MELBOURNE: A vintage Venus Williams powered past Anastasia Pavlyuchenkova and into her third Australian Open semi-final Tuesday, becoming the oldest woman to make a Grand Slam last four in 23 years.
The 36-year-old overcame the Russian 6-4, 7-6 (7/3) and will play either fellow American Coco Vandeweghe or French Open champion Garbine Muguruza for a place in the final.
Her achievement makes her the oldest woman to reach a Grand Slam semi since a 37-year-old Martina Navratilova at Wimbledon in 1994.
It is a remarkable feat for Williams, who made her professional debut in 1994 and is enjoying a late-career renaissance following a battle with a rare autoimmune disorder.
She made the same round at Wimbledon last year but had not got this far at Melbourne Park since 2003, when she beat Justine Henin only to lose to sister Serena in the final.
Henin is long retired but Serena is still going strong and plays her quarter-final, against Johanna Konta, on Wednesday, with an all-Williams title match still on the cards.
Venus Williams also made the last four at Melbourne in 2001, losing to then world number one Martina Hingis, another veteran who is playing in doubles at this year’s Australian Open.
“I’m so excited, she never let up. We have always had these quality matches. I’m not happy just with this but so happy I can go further,” she said.
“To be here is like, ‘Oh my God!'”
The seven-time Grand Slam champion is yet to drop a set.

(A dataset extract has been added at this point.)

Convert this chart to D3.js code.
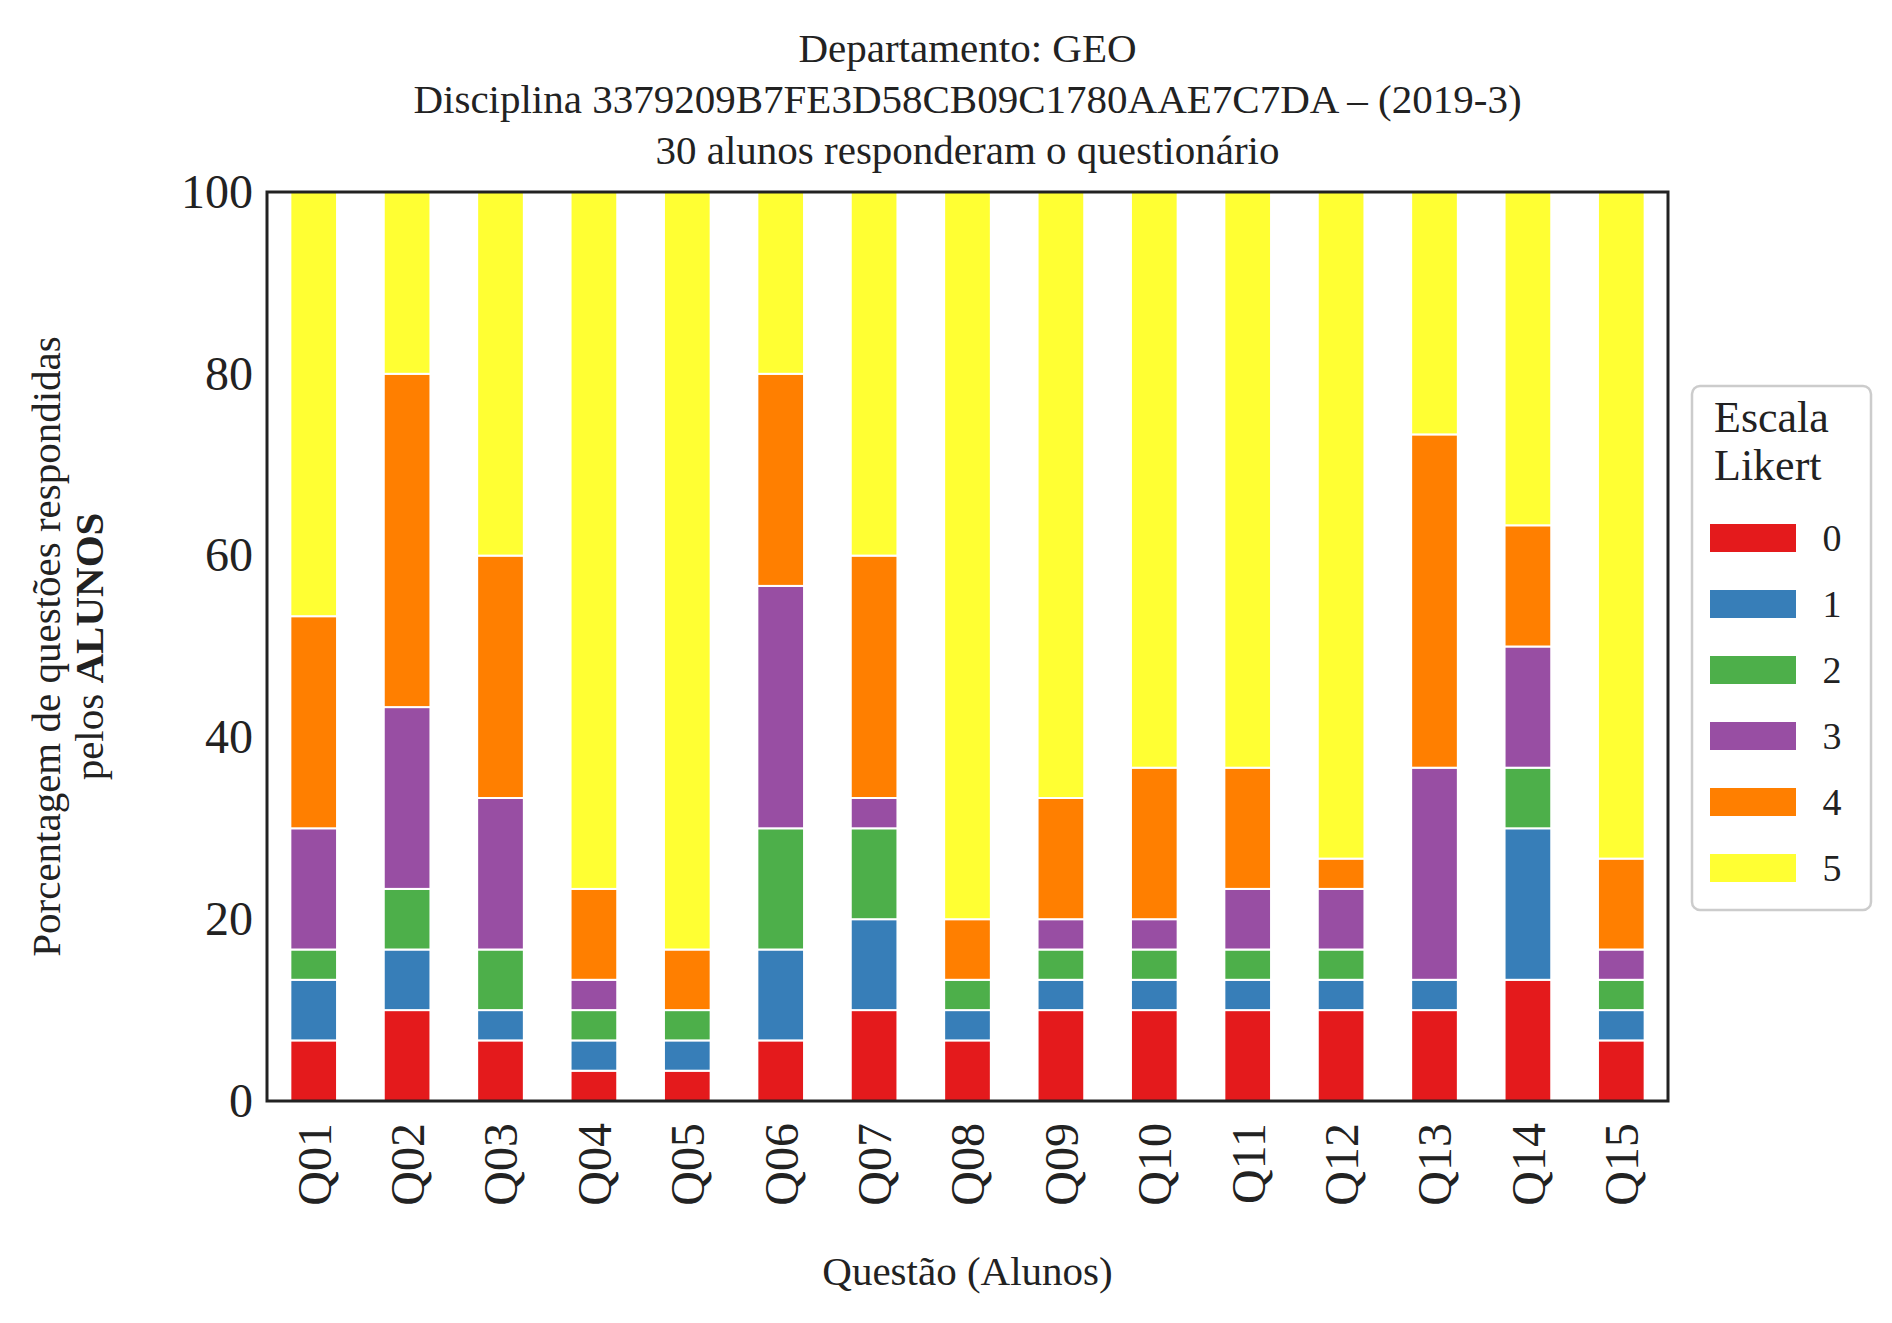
<!DOCTYPE html>
<html><head><meta charset="utf-8">
<script src="https://cdn.jsdelivr.net/npm/d3@7"></script>
<style>body{margin:0;background:#fff}text{font-family:"Liberation Serif",serif;fill:#222}</style>
</head><body>
<svg id="c" width="1892" height="1323"></svg>
<script>
// questions on the x axis
let questions = ["Q01","Q02","Q03","Q04","Q05","Q06","Q07","Q08","Q09","Q10","Q11","Q12","Q13","Q14","Q15"];
let levels = ["0","1","2","3","4","5"];
let colors = ["#e41a1c","#377eb8","#4daf4a","#984ea3","#ff7f00","#ffff33"];
// answer counts per level (30 students)
let count0 = [2,3,2,1,1,2,3,2,3,3,3,3,3,4,2];
let count1 = [2,2,1,1,1,3,3,1,1,1,1,1,1,5,1];
let count2 = [1,2,2,1,1,4,3,1,1,1,1,1,0,2,1];
let count3 = [4,6,5,1,0,8,1,0,1,1,2,2,7,4,1];
let count4 = [7,11,8,3,2,7,8,2,4,5,4,1,11,4,3];
let count5 = [14,6,12,23,25,6,12,24,20,19,19,22,8,11,22];
let yTicks = [0,20,40,60,80,100];
let nStudents = 30;

let counts = [count0,count1,count2,count3,count4,count5];
let rows = questions.map((q,i) => {
    let r = {q: q};
    levels.forEach((l,j) => r[l] = counts[j][i] / nStudents * 100);
    return r;
});

let svg = d3.select("#c");
let L = 267, R = 1668, T = 192, B = 1101;

let x = d3.scaleBand().domain(questions).range([L,R]).paddingInner(0.5).paddingOuter(0.25);
let y = d3.scaleLinear().domain([0,100]).range([B,T]);

let stacked = d3.stack().keys(levels)(rows);
svg.selectAll("g.layer").data(stacked).join("g")
    .attr("fill", (d,i) => colors[i])
    .selectAll("rect").data(d => d).join("rect")
    .attr("x", d => x(d.data.q))
    .attr("width", x.bandwidth())
    .attr("y", d => y(d[1]))
    .attr("height", d => Math.max(0, y(d[0]) - y(d[1])))
    .attr("stroke", "#fff").attr("stroke-width", 2);

svg.append("rect").attr("x",L).attr("y",T).attr("width",R-L).attr("height",B-T)
    .attr("fill","none").attr("stroke","#222").attr("stroke-width",3);

// y axis
let ya = svg.append("g").attr("transform",`translate(${L},0)`)
    .call(d3.axisLeft(y).tickValues(yTicks).tickSize(0).tickPadding(14));
ya.select(".domain").remove();
ya.selectAll("text").style("font-size","48px").style("font-family","Liberation Serif").attr("fill","#222");

// x axis
let xa = svg.append("g").attr("transform",`translate(0,${B})`)
    .call(d3.axisBottom(x).tickSize(0).tickPadding(0));
xa.select(".domain").remove();
xa.selectAll("text").style("font-size","48px").style("font-family","Liberation Serif").attr("fill","#222")
    .attr("transform","rotate(-90)").attr("text-anchor","end")
    .attr("dx","-22px").attr("dy","0.35em").attr("y",0).attr("x",0);

// titles
["Departamento: GEO","Disciplina 3379209B7FE3D58CB09C1780AAE7C7DA – (2019-3)","30 alunos responderam o questionário"]
    .forEach((t,i) => svg.append("text").attr("x",(L+R)/2).attr("y",62+i*51)
        .attr("text-anchor","middle").style("font-size","41px").text(t));

svg.append("text").attr("x",(L+R)/2).attr("y",1285).attr("text-anchor","middle")
    .style("font-size","41px").text("Questão (Alunos)");

let yl = svg.append("text").attr("transform",`translate(60,${(T+B)/2}) rotate(-90)`)
    .attr("text-anchor","middle").style("font-size","41px");
yl.append("tspan").attr("x",0).attr("dy",0).text("Porcentagem de questões respondidas");
let t2 = yl.append("tspan").attr("x",0).attr("dy","1.05em").text("pelos ");
yl.append("tspan").style("font-weight","bold").text("ALUNOS");

// legend
let lg = svg.append("g").attr("transform","translate(1692,386)");
lg.append("rect").attr("width",179).attr("height",524).attr("rx",8)
    .attr("fill","#fff").attr("stroke","#ccc").attr("stroke-width",2.5);
lg.append("text").attr("x",22).attr("y",46).style("font-size","44px").text("Escala");
lg.append("text").attr("x",22).attr("y",94).style("font-size","44px").text("Likert");
levels.forEach((l,i) => {
    let g = lg.append("g").attr("transform",`translate(0,${152+i*66})`);
    g.append("rect").attr("x",18).attr("y",-14).attr("width",86).attr("height",28).attr("fill",colors[i]);
    g.append("text").attr("x",140).attr("y",13).attr("text-anchor","middle").style("font-size","38px").text(l);
});
</script>
</body></html>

She has benefited from a favourable draw, playing two qualifiers and China’s fifth ranked player Duan Yingying.
But Pavlyuchenkova, seeded 24, was a different matter, having beaten Elina Svitolina, seeded 11, and Svetlana Kuznetsova, the eighth seed, on her way to the quarter-finals.
Competing at Grand Slams for a decade without managing to step beyond the last eight, the Russian had been confident she could take the next step.
– In the zone –
Two netted forehands gave her a break point on Williams’ opening serve as the match got underway, but she couldn’t convert and it went with serve.
But 13th seed Williams gave her another chance in game three and this time she grabbed it with an untouchable crosscourt backhand.
Pavlyuchenkova, with her right shoulder strapped, failed to make the most of her edge and a double fault allowed Williams to haul herself level again.
It was short-lived as Williams struggled to find the mark on first serve and Pavlyuchenkova jumped on the second, with a netted forehand from the veteran again giving a break away.
Neither player was serving well but Williams began to assert herself, pushing Pavlyuchenkova around the court to create opportunities. She broke back for 4-4 with a volley after a high lunging forehand from the Russian.
Williams was starting to get in the zone, hitting some amazing winners, including an unstoppable backhand down the line to secure the set by breaking again to love.
The American held serve in the opening game of the second set to immediately put the pressure on and kept hammering away in an 11-minute second game, which Pavyluchenkova finally won after eight deuces.
A wild backhand in the next game handed momentum to the Russian, who broke for a 2-1 lead, but after a seesawing Williams broke straight back.
Another break each and it was 6-6 and into a tiebreak where Williams used her big-match experience to prevail, with Pavlyuchenkova succumbing on a double fault.